I’m breaking up with potty training

I have a 3.5 year old boy who’s been potty training for over 6 months (feels like an eternity though). Most of the time he pees in the toilet just fine. At night, he NEVER has accidents. I waited till he was showing EVERY sign that he was ready. I tried every method. The no more pull ups, naked, making him clean his underwear, bribes, sticker charts, rewards, and more encouragement than I knew I was capable of. He just can’t figure out the pooping part. Actually I take it back, he’s figured it out just wants nothing to do with. He’s pooped in the toilet on a few different occasions but still lacks interest in it. So today with my heart filled with guilt and failure, I put him back in pull ups and decided that is that. I feel ashamed that I couldn’t get him potty trained. I feel shame when people ask me why he’s not in preschool and I tell them that he’s not potty trained and can’t go. I feel guilty for failing him and not being helpful enough for him. I know that potty training is not for the weak, and maybe I’m just weak.

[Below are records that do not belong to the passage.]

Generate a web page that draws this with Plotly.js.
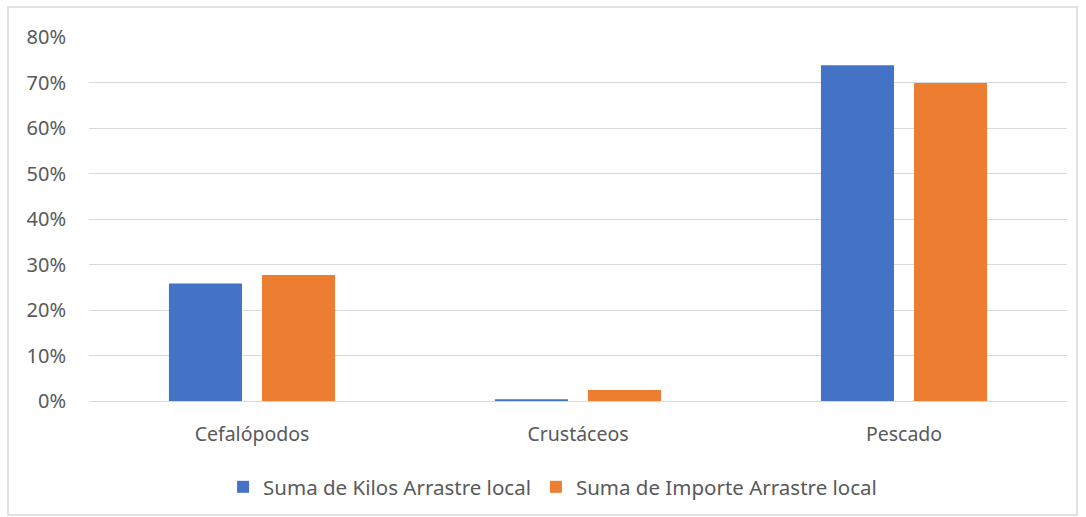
<!DOCTYPE html>
<html>
<head>
<meta charset="utf-8">
<script src="https://cdn.plot.ly/plotly-3.0.1.min.js"></script>
<style>html,body{margin:0;padding:0;background:#fff;}#chart{width:1086px;height:517px;}</style>
</head>
<body>
<div id="chart"></div>
<script>
const categories = ["Cefalópodos", "Crustáceos", "Pescado"];
const kilos = [0.258, 0.004, 0.738];
const importe = [0.277, 0.024, 0.699];
const seriesNames = ["Suma de Kilos Arrastre local", "Suma de Importe Arrastre local"];
const tickVals = [0, 0.1, 0.2, 0.3, 0.4, 0.5, 0.6, 0.7, 0.8];
const tickText = ["0%", "10%", "20%", "30%", "40%", "50%", "60%", "70%", "80%"];

const fontFam = "Noto Sans, Open Sans, sans-serif";
const traces = [
  {type: "bar", x: categories, y: kilos, name: seriesNames[0], marker: {color: "#4472C4"}, hoverinfo: "skip"},
  {type: "bar", x: categories, y: importe, name: seriesNames[1], marker: {color: "#ED7D31"}, hoverinfo: "skip"}
];
const layout = {
  width: 1086, height: 517,
  margin: {l: 89, r: 19, t: 37, b: 116, autoexpand: false},
  paper_bgcolor: "#fff", plot_bgcolor: "#fff",
  font: {family: fontFam, size: 19, color: "#595959"},
  barmode: "group", bargap: 0.429, bargroupgap: 0.215,
  xaxis: {automargin: false, showgrid: false, zeroline: false, showline: true, linecolor: "#d9d9d9", linewidth: 1, ticks: "", tickfont: {size: 19.5, color: "#595959"}, ticklabelstandoff: 16},
  yaxis: {automargin: false, range: [0, 0.8], tickvals: tickVals, ticktext: tickText, showgrid: true, gridcolor: "#d9d9d9", gridwidth: 1, zeroline: true, zerolinecolor: "#d9d9d9", zerolinewidth: 1, showline: false, ticks: "", tickfont: {size: 20, color: "#595959"}, ticklabelstandoff: 22},
  showlegend: true,
  legend: {orientation: "h", x: 0.474, xanchor: "center", yref: "container", y: 30/517, yanchor: "middle", font: {size: 20.5, color: "#595959"}, itemwidth: 30, traceorder: "normal"},
  shapes: [{type: "rect", xref: "paper", yref: "paper", x0: -81/978, x1: 1077/978 - 89/978, y0: -114/364, y1: 1 + 30/364, line: {color: "#d9d9d9", width: 1.5}, fillcolor: "rgba(0,0,0,0)", layer: "below"}]
};
Plotly.newPlot("chart", traces, layout, {displayModeBar: false, staticPlot: true});
</script>
</body>
</html>
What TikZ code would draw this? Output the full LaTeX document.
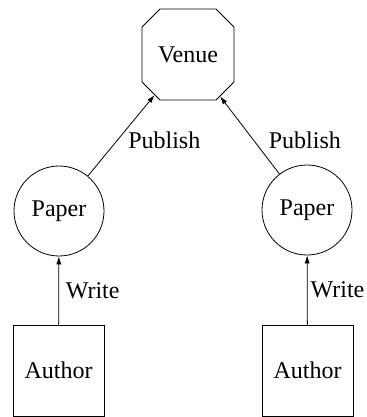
\documentclass[tikz,border=0pt]{standalone}
\usepackage{fontspec}
\setmainfont{Liberation Serif}
\usetikzlibrary{shapes.misc,arrows.meta,positioning}

\tikzset{
  venuebox/.style={draw, chamfered rectangle, chamfered rectangle xsep=5pt,
    chamfered rectangle ysep=5pt, minimum width=46pt, minimum height=45.5pt, inner sep=0pt},
  paperbox/.style={draw, circle, minimum size=45pt, inner sep=0pt},
  authorbox/.style={draw, rectangle, minimum width=45.5pt, minimum height=45.5pt, inner sep=0pt},
  rel/.style={-{Latex[length=4pt,width=2.6pt]}},
  lbl/.style={midway, right}
}

\begin{document}
\begin{tikzpicture}[x=1pt, y=1pt, font=\fontsize{12}{14.4}\selectfont]

\useasboundingbox (0,0) rectangle (183,-208.5);

% Venue at the top
\node[venuebox] (venue) at (94, -27.25) {Venue};

% Papers
\node[paperbox] (paperL) at (29.5, -105.5) {Paper};
\node[paperbox] (paperR) at (153.5, -105) {Paper};

% Authors
\node[authorbox] (authorL) at (29.25, -185.25) {Author};
\node[authorbox] (authorR) at (153.75, -185.25) {Author};

% Publish edges
\draw[rel] (paperL) -- node[lbl, yshift=-2.5pt] {Publish} (venue);
\draw[rel] (paperR) -- node[lbl, xshift=6pt, yshift=-2.5pt] {Publish} (venue);

% Write edges
\draw[rel] (authorL) -- node[lbl] {Write} (paperL);
\draw[rel] (authorR) -- node[lbl, inner sep=1.5pt] {Write} (paperR);

\end{tikzpicture}
\end{document}
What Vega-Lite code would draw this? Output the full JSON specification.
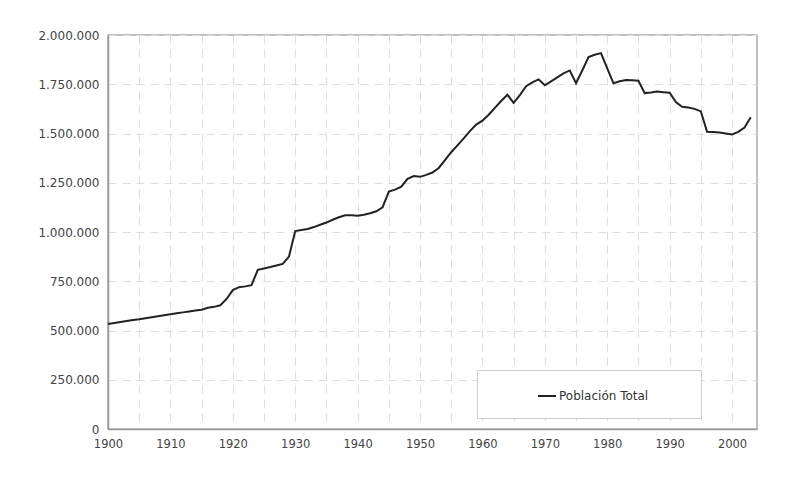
{
  "$schema": "https://vega.github.io/schema/vega-lite/v6.json",
  "width": 792,
  "height": 478,
  "autosize": {"type": "fit", "contains": "padding"},
  "padding": {"left": 37, "top": 29, "right": 35, "bottom": 27},
  "background": "white",
  "config": {
    "locale": {"number": {"decimal": ",", "thousands": ".", "grouping": [3], "currency": ["", " €"]}},
    "view": {"stroke": "#aaaaaa", "strokeWidth": 1.5},
    "font": "DejaVu Sans"
  },
  "data": {
    "values": [
      {"year": 1900, "pob": 533000}, {"year": 1901, "pob": 538000}, {"year": 1902, "pob": 543000},
      {"year": 1903, "pob": 548000}, {"year": 1904, "pob": 553000}, {"year": 1905, "pob": 557000},
      {"year": 1906, "pob": 562000}, {"year": 1907, "pob": 567000}, {"year": 1908, "pob": 572000},
      {"year": 1909, "pob": 577000}, {"year": 1910, "pob": 582000}, {"year": 1911, "pob": 587000},
      {"year": 1912, "pob": 592000}, {"year": 1913, "pob": 597000}, {"year": 1914, "pob": 601000},
      {"year": 1915, "pob": 605000}, {"year": 1916, "pob": 615000}, {"year": 1917, "pob": 620000},
      {"year": 1918, "pob": 628000}, {"year": 1919, "pob": 660000}, {"year": 1920, "pob": 705000},
      {"year": 1921, "pob": 720000}, {"year": 1922, "pob": 724000}, {"year": 1923, "pob": 730000},
      {"year": 1924, "pob": 808000}, {"year": 1925, "pob": 815000}, {"year": 1926, "pob": 822000},
      {"year": 1927, "pob": 830000}, {"year": 1928, "pob": 838000}, {"year": 1929, "pob": 875000},
      {"year": 1930, "pob": 1005000}, {"year": 1931, "pob": 1010000}, {"year": 1932, "pob": 1015000},
      {"year": 1933, "pob": 1025000}, {"year": 1934, "pob": 1037000}, {"year": 1935, "pob": 1048000},
      {"year": 1936, "pob": 1062000}, {"year": 1937, "pob": 1075000}, {"year": 1938, "pob": 1085000},
      {"year": 1939, "pob": 1085000}, {"year": 1940, "pob": 1082000}, {"year": 1941, "pob": 1088000},
      {"year": 1942, "pob": 1095000}, {"year": 1943, "pob": 1105000}, {"year": 1944, "pob": 1125000},
      {"year": 1945, "pob": 1205000}, {"year": 1946, "pob": 1215000}, {"year": 1947, "pob": 1230000},
      {"year": 1948, "pob": 1270000}, {"year": 1949, "pob": 1284000}, {"year": 1950, "pob": 1280000},
      {"year": 1951, "pob": 1290000}, {"year": 1952, "pob": 1302000}, {"year": 1953, "pob": 1325000},
      {"year": 1954, "pob": 1365000}, {"year": 1955, "pob": 1405000}, {"year": 1956, "pob": 1440000},
      {"year": 1957, "pob": 1475000}, {"year": 1958, "pob": 1512000}, {"year": 1959, "pob": 1545000},
      {"year": 1960, "pob": 1565000}, {"year": 1961, "pob": 1595000}, {"year": 1962, "pob": 1630000},
      {"year": 1963, "pob": 1665000}, {"year": 1964, "pob": 1697000}, {"year": 1965, "pob": 1655000},
      {"year": 1966, "pob": 1695000}, {"year": 1967, "pob": 1740000}, {"year": 1968, "pob": 1760000},
      {"year": 1969, "pob": 1775000}, {"year": 1970, "pob": 1745000}, {"year": 1971, "pob": 1765000},
      {"year": 1972, "pob": 1785000}, {"year": 1973, "pob": 1805000}, {"year": 1974, "pob": 1820000},
      {"year": 1975, "pob": 1755000}, {"year": 1976, "pob": 1820000}, {"year": 1977, "pob": 1888000},
      {"year": 1978, "pob": 1900000}, {"year": 1979, "pob": 1908000}, {"year": 1980, "pob": 1830000},
      {"year": 1981, "pob": 1755000}, {"year": 1982, "pob": 1765000}, {"year": 1983, "pob": 1772000},
      {"year": 1984, "pob": 1770000}, {"year": 1985, "pob": 1768000}, {"year": 1986, "pob": 1705000},
      {"year": 1987, "pob": 1708000}, {"year": 1988, "pob": 1713000}, {"year": 1989, "pob": 1710000},
      {"year": 1990, "pob": 1707000}, {"year": 1991, "pob": 1660000}, {"year": 1992, "pob": 1636000},
      {"year": 1993, "pob": 1632000}, {"year": 1994, "pob": 1625000}, {"year": 1995, "pob": 1612000},
      {"year": 1996, "pob": 1509000}, {"year": 1997, "pob": 1507000}, {"year": 1998, "pob": 1505000},
      {"year": 1999, "pob": 1500000}, {"year": 2000, "pob": 1495000}, {"year": 2001, "pob": 1508000},
      {"year": 2002, "pob": 1530000}, {"year": 2003, "pob": 1582000}
    ]
  },
  "transform": [{"fold": ["pob"], "as": ["serie", "valor"]}],
  "mark": {"type": "line", "strokeWidth": 2, "color": "#222222"},
  "encoding": {
    "x": {
      "field": "year",
      "type": "quantitative",
      "scale": {"domain": [1900, 2004], "nice": false, "zero": false},
      "axis": {
        "title": null,
        "values": [1900, 1905, 1910, 1915, 1920, 1925, 1930, 1935, 1940, 1945, 1950, 1955, 1960, 1965, 1970, 1975, 1980, 1985, 1990, 1995, 2000],
        "format": "d",
        "labelExpr": "datum.value % 10 == 0 ? datum.label : ''",
        "ticks": false,
        "labelPadding": 9,
        "labelFontSize": 11.5,
        "labelColor": "#444444",
        "labelFont": "DejaVu Sans",
        "domainColor": "#999999",
        "domainWidth": 1.5,
        "grid": true,
        "gridColor": "#dddddd",
        "gridDash": [8, 6],
        "minExtent": 22,
        "maxExtent": 22,
        "labelFlush": false
      }
    },
    "y": {
      "field": "valor",
      "type": "quantitative",
      "scale": {"domain": [0, 2000000], "nice": false},
      "axis": {
        "title": null,
        "values": [0, 250000, 500000, 750000, 1000000, 1250000, 1500000, 1750000, 2000000],
        "format": ",d",
        "ticks": false,
        "labelPadding": 9,
        "labelFontSize": 12,
        "labelColor": "#444444",
        "labelFont": "DejaVu Sans",
        "domainColor": "#999999",
        "domainWidth": 1.5,
        "grid": true,
        "gridColor": "#dddddd",
        "gridDash": [8, 6],
        "minExtent": 70,
        "maxExtent": 70
      }
    },
    "color": {
      "field": "serie",
      "type": "nominal",
      "scale": {"domain": ["pob"], "range": ["#222222"]},
      "legend": {
        "title": "\u00a0",
        "titleOrient": "right",
        "titlePadding": 37,
        "titleFontSize": 12,
        "orient": "none",
        "legendX": 369,
        "legendY": 335,
        "labelExpr": "'Población Total'",
        "symbolType": "stroke",
        "symbolSize": 324,
        "symbolStrokeWidth": 2,
        "labelOffset": 2,
        "labelFontSize": 12,
        "labelLimit": 400,
        "labelColor": "#333333",
        "labelFont": "DejaVu Sans",
        "padding": 16,
        "symbolOffset": 44,
        "fillColor": "white",
        "strokeColor": "#cccccc"
      }
    }
  }
}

But I’m here to say that the guilt and the shame are not enough to keep me around this time. I’m done. I’ve also got a 2 year old to think of and I’m pregnant with baby 3 (and I’m high risk) so I just don’t need the added stress. And frankly I don’t think he needs it either.

My question is has anyone given up and then had success with your stubborn kids? Is it just a matter of letting him be in control of the situation or what? What’s it gonna take to get this kid out of pull ups?